Query Processing Queues

SystemLink routes data queries to two processing queues that are based on query complexity.

  • The low-cost queue processes small queries. The default limit 100 concurrent queries.
  • The high-cost queue processes large and complex queries. This queue typically scans one million or more rows. The default limit is 10 concurrent queries.
Note When a queue exceeds a default limit, the DataFrame Service withholds the requests from Dremio. The DataFrame Service only resumes sending requests when Dremio can process the requests. This method results in higher query latency.

Concurrent Query Limit Parameters

To adjust query limits, configure the following parameters in your systemlink-values.yaml file.

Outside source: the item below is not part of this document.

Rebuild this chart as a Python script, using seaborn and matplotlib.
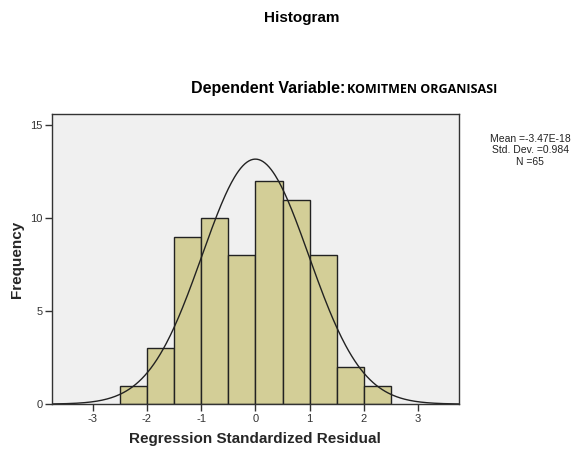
import numpy as np
import pandas as pd
import matplotlib
matplotlib.use('Agg')
import matplotlib.pyplot as plt
import seaborn as sns

# histogram bins
bin_edges = [-2.5, -2.0, -1.5, -1.0, -0.5, 0.0, 0.5, 1.0, 1.5, 2.0, 2.5]
counts = [1, 3, 9, 10, 8, 12, 11, 8, 2, 1]
mean = -3.47e-18
std = 0.984
n = 65

x_ticks = [-3, -2, -1, 0, 1, 2, 3]
y_ticks = [0, 5, 10, 15]

sns.set_style('white')
plt.rcParams['font.family'] = ['Liberation Sans', 'DejaVu Sans']

centers = [(a + b) / 2 for a, b in zip(bin_edges[:-1], bin_edges[1:])]
df = pd.DataFrame({'resid': centers, 'count': counts})

fig = plt.figure(figsize=(5.72, 4.49), dpi=100)
ax = fig.add_axes([0.091, 0.100, 0.711, 0.646])
ax.set_facecolor('#F0F0F0')

sns.histplot(data=df, x='resid', weights='count', bins=bin_edges,
             color='#D3CE97', alpha=1, edgecolor='#222222', linewidth=1.0, ax=ax)

# normal curve scaled to counts
width = bin_edges[1] - bin_edges[0]
xs = np.linspace(-3.75, 3.75, 400)
ys = n * width * np.exp(-0.5 * ((xs - mean) / std) ** 2) / (std * np.sqrt(2 * np.pi))
sns.lineplot(x=xs, y=ys, color='#222222', linewidth=1.0, ax=ax)

ax.set_xlim(-3.75, 3.75)
ax.set_ylim(0, 15.6)
ax.set_xticks(x_ticks)
ax.set_yticks(y_ticks)
ax.set_xticklabels([str(t) for t in x_ticks])
ax.tick_params(axis='both', direction='out', length=5, width=1, color='#333333',
               labelsize=8, labelcolor='#333333', pad=2, bottom=True, left=True)
for s in ax.spines.values():
    s.set_color('#333333')
    s.set_linewidth(1.0)

ax.set_xlabel('Regression Standardized Residual', fontsize=11, fontweight='bold', labelpad=6)
ax.set_ylabel('Frequency', fontsize=11, fontweight='bold', labelpad=4)

fig.text(0.528, 0.96, 'Histogram', ha='center', va='center', fontsize=11,
         fontweight='bold', color='black')
fig.text(0.604, 0.802, 'Dependent Variable:', ha='right', va='center', fontsize=11.5,
         fontweight='bold', color='black')
fig.text(0.607, 0.800, 'KOMITMEN ORGANISASI', ha='left', va='center', fontsize=9,
         fontweight='bold', family=['Open Sans', 'DejaVu Sans'], color='black')

stats = 'Mean =-3.47E-18\nStd. Dev. =0.984\nN =%d' % n
fig.text(0.927, 0.702, stats, ha='center', va='top', fontsize=7.5, linespacing=1.2,
         color='#222222')

fig.savefig('out.png', dpi=100)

Parameter Queue Type Default Value Details
dataframeservice.queryEngine.workloadManagement.highCostUserQueriesQueue.concurrencyLimit High-cost 10 Sets the maximum number of concurrent queries for large, complex operations.
dataframeservice.queryEngine.workloadManagement.lowCostUserQueriesQueue.concurrencyLimit Low-cost 100 Sets the maximum number of concurrent queries for small operations.

Supporting Resource Parameters

When adjusting query limits, ensure Dremio has the adequate resources by configuring the following parameters.

Parameter Details
dataframeservice.sldremio.executor.count The number of executor instances that handle an increased query load.
dataframeservice.sldremio.executor.resources.requests.cpu The CPU resource requests for executor instances.
dataframeservice.sldremio.executor.resources.requests.memory The memory resource requests for executor instances.
dataframeservice.sldremio.executor.resources.limits.memory The memory resource limits for executor instances.
Note Monitor resource usage and application performance with production loads to determine optimal resource allocations.